→ Problem details: Your task is to retype the lines from the opening of the material through the line that includes "200, 250, 300];". Do not copy the pictures.

######

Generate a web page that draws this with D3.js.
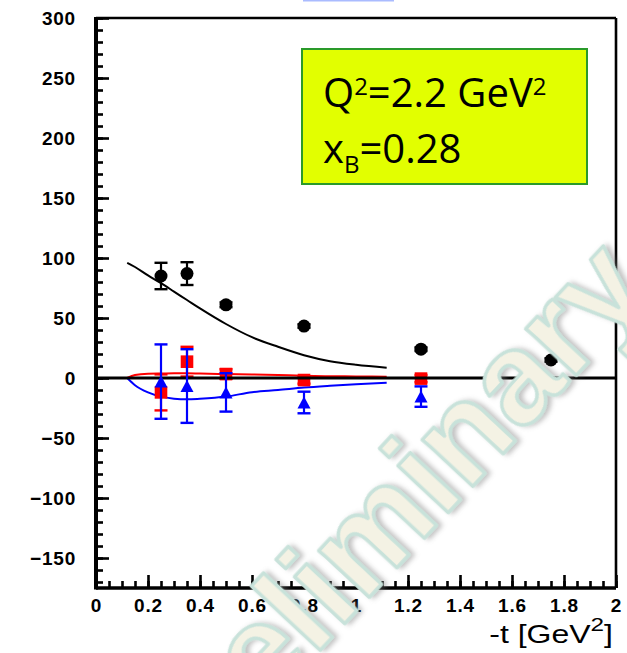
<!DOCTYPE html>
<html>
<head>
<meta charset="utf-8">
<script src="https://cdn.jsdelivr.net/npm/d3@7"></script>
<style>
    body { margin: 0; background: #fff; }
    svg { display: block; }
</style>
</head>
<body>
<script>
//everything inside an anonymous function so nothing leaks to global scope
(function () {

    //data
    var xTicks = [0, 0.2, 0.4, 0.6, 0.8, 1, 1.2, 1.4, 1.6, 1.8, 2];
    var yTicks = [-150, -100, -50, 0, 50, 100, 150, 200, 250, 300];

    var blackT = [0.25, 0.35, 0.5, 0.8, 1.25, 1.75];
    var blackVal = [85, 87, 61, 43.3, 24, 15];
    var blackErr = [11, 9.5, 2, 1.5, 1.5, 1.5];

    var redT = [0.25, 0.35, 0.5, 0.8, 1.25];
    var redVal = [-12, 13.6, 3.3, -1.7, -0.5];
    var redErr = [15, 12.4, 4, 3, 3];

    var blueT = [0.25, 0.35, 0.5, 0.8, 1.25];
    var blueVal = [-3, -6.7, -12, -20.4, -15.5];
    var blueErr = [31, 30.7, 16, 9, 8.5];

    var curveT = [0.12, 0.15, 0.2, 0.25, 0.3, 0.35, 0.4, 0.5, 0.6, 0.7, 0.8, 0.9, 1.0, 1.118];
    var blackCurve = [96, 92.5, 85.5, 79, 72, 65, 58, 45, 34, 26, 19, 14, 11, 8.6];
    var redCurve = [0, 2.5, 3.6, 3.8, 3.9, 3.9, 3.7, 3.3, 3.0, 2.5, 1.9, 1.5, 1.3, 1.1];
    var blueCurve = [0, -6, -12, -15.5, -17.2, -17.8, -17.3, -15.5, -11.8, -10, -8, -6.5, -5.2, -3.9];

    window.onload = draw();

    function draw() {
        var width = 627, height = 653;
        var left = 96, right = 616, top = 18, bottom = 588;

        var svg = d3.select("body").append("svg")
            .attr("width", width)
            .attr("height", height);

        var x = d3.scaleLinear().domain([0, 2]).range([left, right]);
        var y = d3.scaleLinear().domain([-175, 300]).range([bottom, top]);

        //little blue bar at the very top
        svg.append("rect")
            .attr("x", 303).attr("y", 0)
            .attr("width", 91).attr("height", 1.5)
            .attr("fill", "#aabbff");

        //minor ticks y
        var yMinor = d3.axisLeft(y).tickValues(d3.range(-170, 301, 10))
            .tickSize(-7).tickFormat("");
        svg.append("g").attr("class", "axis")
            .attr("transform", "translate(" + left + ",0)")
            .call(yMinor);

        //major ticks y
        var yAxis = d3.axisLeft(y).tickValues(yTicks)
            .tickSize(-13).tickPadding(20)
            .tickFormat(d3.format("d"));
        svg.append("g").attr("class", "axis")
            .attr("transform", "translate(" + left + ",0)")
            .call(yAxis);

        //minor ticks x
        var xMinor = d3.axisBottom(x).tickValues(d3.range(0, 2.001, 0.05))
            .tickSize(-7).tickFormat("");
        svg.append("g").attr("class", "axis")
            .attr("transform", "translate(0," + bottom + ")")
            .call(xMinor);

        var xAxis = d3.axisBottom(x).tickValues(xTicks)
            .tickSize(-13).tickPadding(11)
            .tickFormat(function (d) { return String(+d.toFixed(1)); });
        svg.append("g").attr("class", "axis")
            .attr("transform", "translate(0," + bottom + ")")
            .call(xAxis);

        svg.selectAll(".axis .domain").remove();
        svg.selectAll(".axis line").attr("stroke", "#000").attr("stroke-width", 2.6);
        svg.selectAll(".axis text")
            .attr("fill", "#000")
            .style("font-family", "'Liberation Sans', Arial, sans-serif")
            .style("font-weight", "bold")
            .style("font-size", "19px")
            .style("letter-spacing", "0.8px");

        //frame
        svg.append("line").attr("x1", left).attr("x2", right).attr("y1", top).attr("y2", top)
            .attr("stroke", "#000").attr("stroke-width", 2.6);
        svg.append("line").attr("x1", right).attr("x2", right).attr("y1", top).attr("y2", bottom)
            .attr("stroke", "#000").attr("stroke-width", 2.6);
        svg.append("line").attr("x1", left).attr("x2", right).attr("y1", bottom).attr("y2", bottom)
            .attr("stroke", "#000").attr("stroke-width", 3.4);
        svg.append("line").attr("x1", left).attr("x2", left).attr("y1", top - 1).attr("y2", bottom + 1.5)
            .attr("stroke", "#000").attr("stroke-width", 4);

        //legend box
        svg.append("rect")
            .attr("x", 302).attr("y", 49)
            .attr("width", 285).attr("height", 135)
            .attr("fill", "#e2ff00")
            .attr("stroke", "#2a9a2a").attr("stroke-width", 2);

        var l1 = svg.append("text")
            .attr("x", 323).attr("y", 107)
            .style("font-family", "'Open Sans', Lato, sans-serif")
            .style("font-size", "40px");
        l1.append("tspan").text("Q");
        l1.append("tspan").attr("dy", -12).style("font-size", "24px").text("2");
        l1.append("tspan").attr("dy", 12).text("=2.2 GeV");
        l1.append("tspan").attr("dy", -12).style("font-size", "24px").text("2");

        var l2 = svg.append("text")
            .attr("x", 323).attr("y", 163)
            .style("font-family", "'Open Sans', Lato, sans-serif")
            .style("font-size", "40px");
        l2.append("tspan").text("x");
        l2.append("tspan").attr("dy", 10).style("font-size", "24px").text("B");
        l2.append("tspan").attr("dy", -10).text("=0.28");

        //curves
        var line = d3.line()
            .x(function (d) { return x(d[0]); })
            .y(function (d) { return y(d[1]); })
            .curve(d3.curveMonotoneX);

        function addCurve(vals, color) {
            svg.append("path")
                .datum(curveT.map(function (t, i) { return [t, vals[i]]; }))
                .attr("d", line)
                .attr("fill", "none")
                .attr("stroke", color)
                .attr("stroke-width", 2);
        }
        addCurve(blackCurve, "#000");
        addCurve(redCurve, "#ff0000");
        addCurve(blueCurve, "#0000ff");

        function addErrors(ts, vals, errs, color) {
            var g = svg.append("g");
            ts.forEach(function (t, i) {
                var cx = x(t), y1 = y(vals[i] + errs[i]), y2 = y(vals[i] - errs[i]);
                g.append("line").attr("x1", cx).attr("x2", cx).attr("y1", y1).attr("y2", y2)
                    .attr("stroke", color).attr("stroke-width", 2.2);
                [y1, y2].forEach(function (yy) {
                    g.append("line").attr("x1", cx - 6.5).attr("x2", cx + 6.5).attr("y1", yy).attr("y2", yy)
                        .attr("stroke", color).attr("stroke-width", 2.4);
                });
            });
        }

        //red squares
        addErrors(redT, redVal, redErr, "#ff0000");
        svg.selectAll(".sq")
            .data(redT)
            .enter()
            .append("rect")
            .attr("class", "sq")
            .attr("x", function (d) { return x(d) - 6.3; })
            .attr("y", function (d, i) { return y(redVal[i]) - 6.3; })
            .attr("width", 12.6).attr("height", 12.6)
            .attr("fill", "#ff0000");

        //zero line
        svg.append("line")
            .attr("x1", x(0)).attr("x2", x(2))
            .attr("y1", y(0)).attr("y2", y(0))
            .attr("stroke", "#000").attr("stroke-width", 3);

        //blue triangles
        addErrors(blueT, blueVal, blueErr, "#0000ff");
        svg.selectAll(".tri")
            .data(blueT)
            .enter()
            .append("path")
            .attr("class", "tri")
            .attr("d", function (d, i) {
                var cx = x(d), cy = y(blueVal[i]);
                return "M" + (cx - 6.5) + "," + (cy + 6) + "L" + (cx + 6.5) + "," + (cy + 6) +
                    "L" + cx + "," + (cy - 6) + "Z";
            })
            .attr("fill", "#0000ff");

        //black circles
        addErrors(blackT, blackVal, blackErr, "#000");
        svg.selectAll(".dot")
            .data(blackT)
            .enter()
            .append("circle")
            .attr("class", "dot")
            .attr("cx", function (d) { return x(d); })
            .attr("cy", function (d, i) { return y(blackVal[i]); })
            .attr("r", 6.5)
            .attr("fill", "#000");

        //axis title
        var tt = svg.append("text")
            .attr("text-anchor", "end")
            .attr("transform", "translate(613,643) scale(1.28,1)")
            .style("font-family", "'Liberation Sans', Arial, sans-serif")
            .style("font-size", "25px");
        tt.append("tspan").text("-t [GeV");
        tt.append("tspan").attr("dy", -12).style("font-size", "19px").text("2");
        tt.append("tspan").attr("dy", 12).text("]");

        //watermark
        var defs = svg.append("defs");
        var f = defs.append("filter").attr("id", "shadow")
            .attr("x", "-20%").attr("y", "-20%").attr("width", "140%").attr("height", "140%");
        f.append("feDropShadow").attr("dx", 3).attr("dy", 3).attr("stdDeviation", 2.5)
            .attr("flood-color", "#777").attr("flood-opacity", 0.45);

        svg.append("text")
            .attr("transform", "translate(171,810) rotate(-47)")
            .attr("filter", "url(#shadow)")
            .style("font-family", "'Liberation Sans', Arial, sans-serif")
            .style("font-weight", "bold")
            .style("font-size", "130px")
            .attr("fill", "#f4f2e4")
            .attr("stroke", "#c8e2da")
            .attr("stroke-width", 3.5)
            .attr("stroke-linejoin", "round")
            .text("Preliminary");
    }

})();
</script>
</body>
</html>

######

→ Final answer:
Generate a web page that draws this with D3.js.
<!DOCTYPE html>
<html>
<head>
<meta charset="utf-8">
<script src="https://cdn.jsdelivr.net/npm/d3@7"></script>
<style>
    body { margin: 0; background: #fff; }
    svg { display: block; }
</style>
</head>
<body>
<script>
//everything inside an anonymous function so nothing leaks to global scope
(function () {

    //data
    var xTicks = [0, 0.2, 0.4, 0.6, 0.8, 1, 1.2, 1.4, 1.6, 1.8, 2];
    var yTicks = [-150, -100, -50, 0, 50, 100, 150, 200, 250, 300];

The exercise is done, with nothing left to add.